23. En hij zal die, op den achtsten dag zijner reiniging, tot den priester brengen, aan de deur van de tent der samenkomst, voor het aangezicht des HEEREN.

24. En de priester zal het lam des schuldoffers, en den log der olie nemen; en de priester zal die ten beweegoffer voor het aangezicht des HEEREN bewegen.

25. Daarna zal hij het lam des schuldoffers slachten, en de priester zal van het bloed des schuldoffers nemen, en doen op het rechteroorlapje desgenen, die te reinigen is, en op den duim zijner rechterhand, en op den groten teen zijns rechtervoets.

26. Ook zal de priester van die olie op des priesters linkerhand gieten.

27. Daarna zal de priester met zijn rechtervinger van die olie, die op zijn linkerhand is, sprengen, zevenmaal, voor het aangezicht des HEEREN.
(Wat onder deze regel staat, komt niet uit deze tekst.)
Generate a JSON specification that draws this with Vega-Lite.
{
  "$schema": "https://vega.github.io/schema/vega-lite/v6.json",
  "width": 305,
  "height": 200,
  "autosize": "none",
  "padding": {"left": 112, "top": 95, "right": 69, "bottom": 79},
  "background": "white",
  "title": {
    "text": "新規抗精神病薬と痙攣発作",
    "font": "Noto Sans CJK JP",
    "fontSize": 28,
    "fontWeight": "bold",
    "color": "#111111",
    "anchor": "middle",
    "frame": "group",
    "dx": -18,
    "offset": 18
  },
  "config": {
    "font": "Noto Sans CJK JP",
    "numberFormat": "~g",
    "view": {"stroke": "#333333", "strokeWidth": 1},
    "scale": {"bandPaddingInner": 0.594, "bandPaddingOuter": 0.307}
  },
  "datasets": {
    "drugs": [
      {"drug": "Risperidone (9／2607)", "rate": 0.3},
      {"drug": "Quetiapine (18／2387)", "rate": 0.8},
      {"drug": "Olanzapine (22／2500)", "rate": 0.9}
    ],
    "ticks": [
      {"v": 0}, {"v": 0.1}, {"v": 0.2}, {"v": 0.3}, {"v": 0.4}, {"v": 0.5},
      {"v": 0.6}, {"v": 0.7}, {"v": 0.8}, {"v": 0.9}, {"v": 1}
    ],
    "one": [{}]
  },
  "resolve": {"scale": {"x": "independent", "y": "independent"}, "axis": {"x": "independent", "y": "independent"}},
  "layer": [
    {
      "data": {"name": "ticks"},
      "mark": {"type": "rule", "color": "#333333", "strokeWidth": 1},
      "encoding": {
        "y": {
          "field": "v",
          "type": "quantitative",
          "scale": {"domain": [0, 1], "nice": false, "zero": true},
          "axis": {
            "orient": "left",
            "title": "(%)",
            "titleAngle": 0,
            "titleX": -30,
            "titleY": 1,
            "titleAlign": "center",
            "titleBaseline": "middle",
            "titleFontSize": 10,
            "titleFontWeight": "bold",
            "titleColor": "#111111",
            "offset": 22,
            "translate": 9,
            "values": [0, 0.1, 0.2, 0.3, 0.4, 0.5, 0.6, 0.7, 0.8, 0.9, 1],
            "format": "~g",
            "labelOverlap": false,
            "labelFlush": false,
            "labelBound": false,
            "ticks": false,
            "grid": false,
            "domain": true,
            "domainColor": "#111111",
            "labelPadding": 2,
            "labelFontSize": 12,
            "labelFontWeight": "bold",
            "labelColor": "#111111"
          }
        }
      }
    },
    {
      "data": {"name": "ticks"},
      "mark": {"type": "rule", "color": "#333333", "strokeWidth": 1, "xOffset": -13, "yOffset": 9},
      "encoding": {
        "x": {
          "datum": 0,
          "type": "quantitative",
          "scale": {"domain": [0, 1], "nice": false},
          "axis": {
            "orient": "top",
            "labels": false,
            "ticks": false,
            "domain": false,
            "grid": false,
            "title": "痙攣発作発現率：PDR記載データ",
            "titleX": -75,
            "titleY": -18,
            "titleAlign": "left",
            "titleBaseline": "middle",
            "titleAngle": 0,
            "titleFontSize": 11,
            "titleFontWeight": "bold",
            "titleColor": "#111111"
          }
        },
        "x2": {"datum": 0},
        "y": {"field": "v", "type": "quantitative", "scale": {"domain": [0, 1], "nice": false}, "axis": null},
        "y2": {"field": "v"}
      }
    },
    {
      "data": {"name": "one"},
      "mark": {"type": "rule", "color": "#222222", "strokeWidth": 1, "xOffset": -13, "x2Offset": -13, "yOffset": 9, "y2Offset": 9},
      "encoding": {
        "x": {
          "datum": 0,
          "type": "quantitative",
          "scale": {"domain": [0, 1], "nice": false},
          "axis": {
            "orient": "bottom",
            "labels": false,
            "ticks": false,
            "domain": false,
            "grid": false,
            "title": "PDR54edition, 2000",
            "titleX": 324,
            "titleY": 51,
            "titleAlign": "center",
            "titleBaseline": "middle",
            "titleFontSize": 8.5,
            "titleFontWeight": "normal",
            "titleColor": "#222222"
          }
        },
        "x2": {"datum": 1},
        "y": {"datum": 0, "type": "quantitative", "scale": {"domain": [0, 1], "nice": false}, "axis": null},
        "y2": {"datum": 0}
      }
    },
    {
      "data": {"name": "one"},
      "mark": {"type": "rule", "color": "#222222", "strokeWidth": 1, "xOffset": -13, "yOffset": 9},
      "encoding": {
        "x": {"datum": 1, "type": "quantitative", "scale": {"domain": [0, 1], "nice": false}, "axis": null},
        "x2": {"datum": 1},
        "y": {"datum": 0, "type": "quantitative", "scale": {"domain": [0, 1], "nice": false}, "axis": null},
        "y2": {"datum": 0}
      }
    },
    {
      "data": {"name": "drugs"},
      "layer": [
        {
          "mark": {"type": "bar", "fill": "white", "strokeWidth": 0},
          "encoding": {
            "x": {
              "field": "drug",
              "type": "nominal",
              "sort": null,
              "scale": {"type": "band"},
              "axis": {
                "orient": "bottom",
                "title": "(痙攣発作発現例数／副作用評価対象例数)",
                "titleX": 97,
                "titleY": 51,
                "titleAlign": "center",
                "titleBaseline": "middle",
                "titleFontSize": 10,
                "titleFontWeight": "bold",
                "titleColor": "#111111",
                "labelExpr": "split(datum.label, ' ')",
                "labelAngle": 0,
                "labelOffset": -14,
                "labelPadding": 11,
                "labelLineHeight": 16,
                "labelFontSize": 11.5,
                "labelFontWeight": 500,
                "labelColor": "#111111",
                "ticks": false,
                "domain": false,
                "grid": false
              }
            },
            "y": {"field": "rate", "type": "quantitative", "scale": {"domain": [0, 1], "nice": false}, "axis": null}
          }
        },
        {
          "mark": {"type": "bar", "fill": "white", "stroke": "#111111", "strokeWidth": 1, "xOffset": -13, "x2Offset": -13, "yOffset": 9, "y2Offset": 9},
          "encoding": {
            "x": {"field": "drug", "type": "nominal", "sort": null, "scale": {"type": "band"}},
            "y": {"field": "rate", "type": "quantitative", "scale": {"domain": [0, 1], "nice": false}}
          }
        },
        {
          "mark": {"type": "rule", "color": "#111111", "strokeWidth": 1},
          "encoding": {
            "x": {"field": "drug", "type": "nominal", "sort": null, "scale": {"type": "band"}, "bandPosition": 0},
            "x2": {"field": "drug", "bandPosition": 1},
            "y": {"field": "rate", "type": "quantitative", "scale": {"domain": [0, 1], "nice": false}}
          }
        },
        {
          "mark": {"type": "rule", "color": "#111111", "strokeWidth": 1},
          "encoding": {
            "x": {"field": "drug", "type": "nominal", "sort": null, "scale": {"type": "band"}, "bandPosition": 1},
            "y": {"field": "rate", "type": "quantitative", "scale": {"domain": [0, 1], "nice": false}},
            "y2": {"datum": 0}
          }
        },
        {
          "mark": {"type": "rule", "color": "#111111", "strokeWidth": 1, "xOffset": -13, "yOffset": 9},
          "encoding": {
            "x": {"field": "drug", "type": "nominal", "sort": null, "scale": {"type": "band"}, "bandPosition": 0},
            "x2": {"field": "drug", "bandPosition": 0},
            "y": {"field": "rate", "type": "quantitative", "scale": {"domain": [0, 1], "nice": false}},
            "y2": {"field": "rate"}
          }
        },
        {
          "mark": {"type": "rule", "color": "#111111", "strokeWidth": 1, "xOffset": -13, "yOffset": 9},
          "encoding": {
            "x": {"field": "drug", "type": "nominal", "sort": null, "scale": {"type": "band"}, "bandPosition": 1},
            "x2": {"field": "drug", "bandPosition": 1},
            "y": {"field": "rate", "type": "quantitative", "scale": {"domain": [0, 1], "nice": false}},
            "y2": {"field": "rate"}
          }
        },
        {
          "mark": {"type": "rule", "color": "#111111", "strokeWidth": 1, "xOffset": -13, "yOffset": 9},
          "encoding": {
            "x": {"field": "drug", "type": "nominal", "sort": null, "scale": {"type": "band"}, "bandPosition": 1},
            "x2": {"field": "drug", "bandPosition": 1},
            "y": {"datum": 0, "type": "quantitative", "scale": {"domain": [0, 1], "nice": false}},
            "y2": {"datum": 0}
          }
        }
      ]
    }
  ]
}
28. En de priester zal van de olie, die op zijn hand is, doen aan het lapje van het rechteroor desgenen, die te reinigen is, en aan den duim zijner rechterhand, en aan den groten teen zijns rechtervoets, op de plaats van het bloed des schuldoffers.

29. En het overgeblevene van de olie, die in de hand des priesters is, zal hij doen op het hoofd desgenen, die te reinigen is, om de verzoening voor hem te doen, voor het aangezicht des HEEREN.
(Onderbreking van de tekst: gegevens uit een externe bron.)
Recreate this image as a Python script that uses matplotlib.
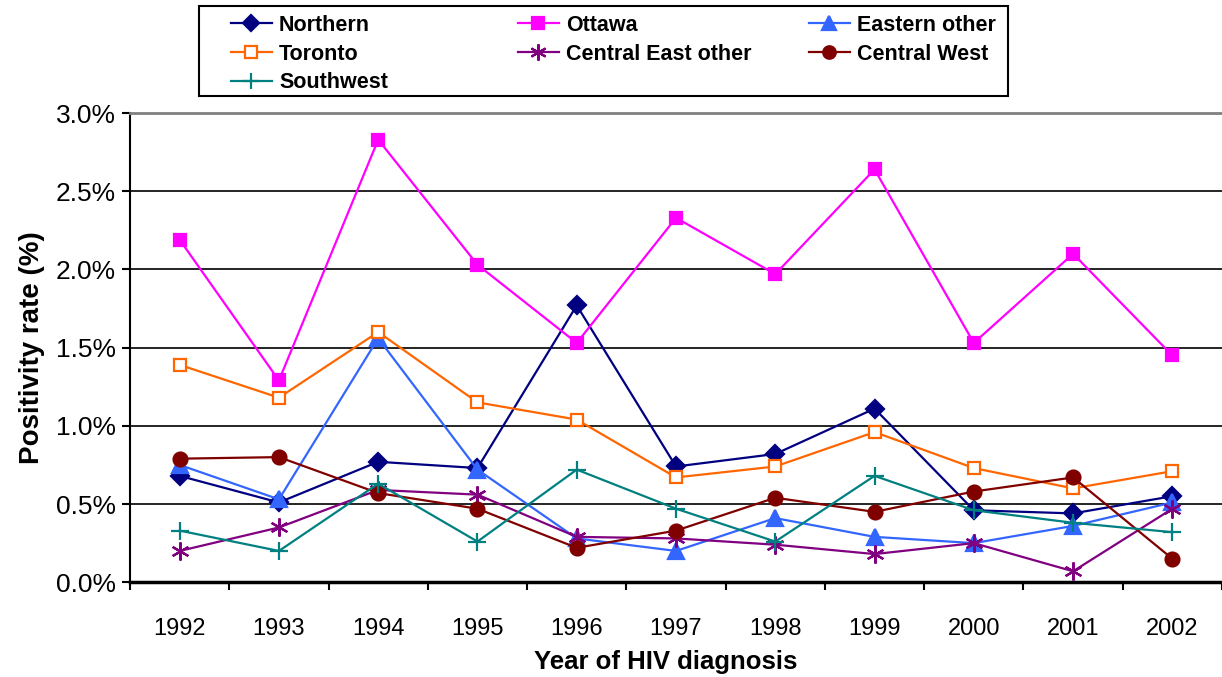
import numpy as np
import matplotlib
matplotlib.use("Agg")
import matplotlib.pyplot as plt
from matplotlib.patches import Rectangle
from matplotlib.ticker import FuncFormatter, FixedLocator

plt.rcParams['font.family'] = ['Liberation Sans', 'DejaVu Sans']

years = ['1992', '1993', '1994', '1995', '1996', '1997', '1998', '1999', '2000', '2001', '2002']

northern = [0.68, 0.51, 0.77, 0.73, 1.77, 0.74, 0.82, 1.11, 0.46, 0.44, 0.55]
ottawa = [2.19, 1.29, 2.83, 2.03, 1.53, 2.33, 1.97, 2.64, 1.53, 2.10, 1.45]
eastern_other = [0.75, 0.53, 1.56, 0.72, 0.28, 0.20, 0.41, 0.29, 0.25, 0.36, 0.51]
toronto = [1.39, 1.18, 1.60, 1.15, 1.04, 0.67, 0.74, 0.96, 0.73, 0.60, 0.71]
central_east_other = [0.20, 0.35, 0.59, 0.56, 0.29, 0.28, 0.24, 0.18, 0.25, 0.07, 0.47]
central_west = [0.79, 0.80, 0.57, 0.47, 0.22, 0.33, 0.54, 0.45, 0.58, 0.67, 0.15]
southwest = [0.33, 0.20, 0.63, 0.26, 0.72, 0.47, 0.26, 0.68, 0.46, 0.38, 0.32]

fig = plt.figure(figsize=(12.22, 6.77), dpi=100)
ax = fig.add_axes([0.1064, 0.140, 0.8936, 0.693])

x = np.arange(len(years))

# series: (label, values, color, marker, size, filled)
series = [
    ('Northern', northern, '#000080', 'D', 9, True),
    ('Ottawa', ottawa, '#FF00FF', 's', 9, True),
    ('Eastern other', eastern_other, '#3366FF', '^', 11, True),
    ('Toronto', toronto, '#FF6600', 's', 9, False),
    ('Central East other', central_east_other, '#800080', (6, 2, 0), 13, True),
    ('Central West', central_west, '#800000', 'o', 10, True),
    ('Southwest', southwest, '#008080', '+', 13, True),
]

handles = {}
for label, vals, color, marker, ms, filled in series:
    ln, = ax.plot(x, vals, color=color, lw=1.6, marker=marker, markersize=ms,
                  markerfacecolor=color if filled else 'white',
                  markeredgecolor=color, markeredgewidth=1.6, label=label,
                  clip_on=False, zorder=3)
    handles[label] = ln

ax.set_xlim(-0.5, len(years) - 0.5)
ax.set_ylim(0, 3.0)
ax.yaxis.set_major_locator(FixedLocator(np.arange(0, 3.01, 0.5)))
ax.yaxis.set_major_formatter(FuncFormatter(lambda v, p: f'{v:.1f}%'))
ax.yaxis.grid(True, color='black', lw=1.2)
ax.set_axisbelow(True)

ax.set_xticks(x)
ax.set_xticklabels(years)
ax.set_xticks(np.arange(-0.5, len(years), 1.0), minor=True)
ax.tick_params(axis='x', which='major', length=0, pad=26, labelsize=17)
ax.tick_params(axis='x', which='minor', length=6, width=1.5, direction='out')
ax.tick_params(axis='y', length=6, width=1.5, direction='out', labelsize=19, pad=4)

ax.spines['right'].set_visible(False)
ax.spines['top'].set_color('#808080')
ax.spines['top'].set_linewidth(2)
ax.spines['left'].set_linewidth(1.5)
ax.spines['bottom'].set_linewidth(2.5)

ax.set_xlabel('Year of HIV diagnosis', fontsize=18.5, fontweight='bold', labelpad=7)
ax.xaxis.label.set_x(0.491)
ax.set_ylabel('Positivity rate (%)', fontsize=20, fontweight='bold', labelpad=8)

# legend: three columns in one box
columns = [['Northern', 'Toronto', 'Southwest'],
           ['Ottawa', 'Central East other'],
           ['Eastern other', 'Central West']]
col_x = [231, 518, 809]
for labels, cx in zip(columns, col_x):
    fig.legend([handles[k] for k in labels], labels, loc='upper left',
               bbox_to_anchor=(cx / 1222, 0.978), frameon=False,
               prop={'weight': 'bold', 'size': 15.5}, handlelength=1.9,
               handletextpad=0.33, labelspacing=0.36, borderpad=0,
               borderaxespad=0, markerscale=0.9)
fig.patches.append(Rectangle((199 / 1222, 1 - 96 / 677), 809 / 1222, 90 / 677,
                             transform=fig.transFigure, fill=False,
                             edgecolor='black', lw=1.5))

fig.savefig('out.png', dpi=100)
30. Daarna zal hij de ene van de tortelduiven, of van de jonge duiven bereiden, van hetgeen zijn hand bereikt zal hebben.

31. Van hetgeen zijn hand bereikt zal hebben, zal het een ten zondoffer, en het een ten brandoffer zijn, boven het spijsoffer; zo zal de priester voor hem, die te reinigen is, verzoening doen voor het aangezicht des HEEREN.

32. Dit is de wet desgenen, in wien de plaag der melaatsheid zal zijn, wiens hand in zijn reiniging dat niet bereikt zal hebben.

33. Verder sprak de HEERE tot Mozes en tot Aaron, zeggende:

34. Als gij zult gekomen zijn in het land van Kanaan, hetwelk Ik u tot bezitting geven zal, en Ik de plaag der melaatsheid aan een huis van dat land uwer bezitting zal gegeven hebben;

35. Zo zal hij, van wien dat huis is, komen, en den priester te kennen geven, zeggende: Het schijnt mij, alsof er een plaag in het huis ware.

36. En de priester zal gebieden, dat zij dat huis ruimen, aleer de priester komt, om die plaag te bezien, opdat niet al wat in dat huis is, onrein worde; en daarna zal de priester komen, om dat huis te bezien.

37. Als hij die plaag bezien zal, dat, ziet, die plaag aan de wanden van dat huis zijn groenachtige of roodachtige kuiltjes, en hun aanzien lager is dan die wand;

38. De priester zal uit dat huis uitgaan, aan de deur van het huis, en hij zal dat huis zeven dagen doen toesluiten.